Second, in all my Masonic life, as a student or a teacher of Masonry,
and a worker in its behalf; it has been always in my heart to use
Masonry as a wand of blessing and never as a weapon of battle. It is
intended to make men friends, to bring men of all types of
temperament, antecedents and training together; to discover their
brotherhood and make them builders of a purer world. The temptation
is very great sometimes, for good men and true, to use Masonry as a
weapon of battle. But we must never do it. I refuse to do it. It
is too great. It is too beautiful. It is too Holy!

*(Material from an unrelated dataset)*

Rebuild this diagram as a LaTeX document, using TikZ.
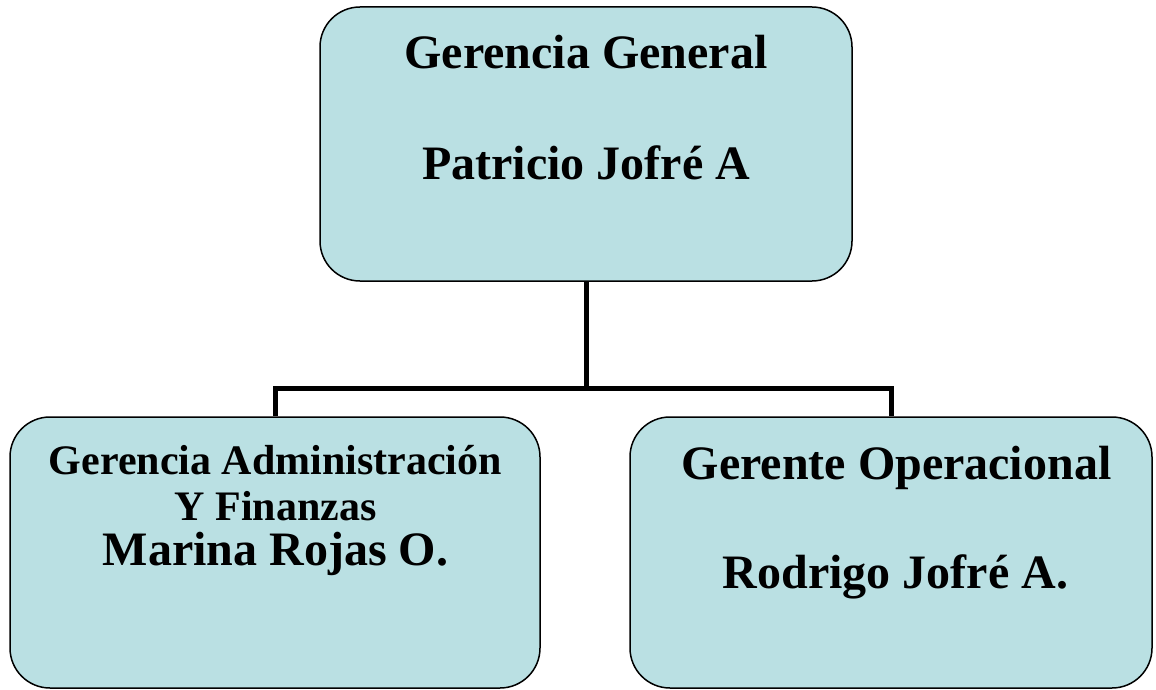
\documentclass[tikz,border=0pt]{standalone}
\usepackage{fontspec}
\setmainfont{Liberation Serif}
\usetikzlibrary{positioning}
\definecolor{boxfill}{RGB}{186,224,227}

\tikzset{
  orgbox/.style={rectangle, draw=black, fill=boxfill, line width=0.75pt, rounded corners=20pt, inner sep=0pt},
  bigtxt/.style={anchor=base, inner sep=0pt, font=\fontsize{24}{28}\selectfont\bfseries},
  smalltxt/.style={anchor=base, inner sep=0pt, font=\fontsize{21}{25}\selectfont\bfseries},
  link/.style={line width=2.5pt}
}

\begin{document}
\begin{tikzpicture}[x=0.5pt,y=-0.5pt]
  \useasboundingbox (0,0) rectangle (1156,690);
  % cajas
  \node[orgbox, minimum width=266pt, minimum height=137pt] (gg) at (586,144) {};
  \node[orgbox, minimum width=265pt, minimum height=135.5pt] (gaf) at (275,552.5) {};
  \node[orgbox, minimum width=261pt, minimum height=135.5pt] (gop) at (891,552.5) {};
  % conexiones
  \coordinate (bus) at (586,388);
  \draw[link] (gg.south) -- (bus);
  \draw[link] (bus) -| (gaf.north);
  \draw[link] (bus) -| (gop.north);
  % textos
  \node[bigtxt] (ggtit) at (586,69) {Gerencia General};
  \node[bigtxt] (ggnom) at (586,179) {Patricio Jofré A};
  \node[smalltxt] (gaftit) at (275.5,474) {Gerencia Administración};
  \node[smalltxt] (gafsub) at (275.5,520) {Y Finanzas};
  \node[bigtxt] (gafnom) at (275.5,565) {Marina Rojas O.};
  \node[bigtxt] (goptit) at (896.5,479) {Gerente Operacional};
  \node[bigtxt] (gopnom) at (895.5,588) {Rodrigo Jofré A.};
\end{tikzpicture}
\end{document}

Third, to me Masonry is one of the forms of the Divine life among
men. It has come to us from a long, long past; bringing symbolisms
to understand which is to understand the meaning of life; what it is
to be a man and how to be a righteous man; how best to serve our
fellow-man and, therefore, best serve God. It is not a religion, but
it is religion in its very essence, genius and spirit.
Its simplicity then, its dignity, and its spirituality; these things,
with the vision I have told you, sustain me in all that try to do,
and permit me to forget the incredible pettiness of mind that we
sometimes encounter, enabling me to join hands with my brethren
everywhere to do something, if it be only a little, before the end of
the day, to make a gentler, kinder and wiser world in which to live!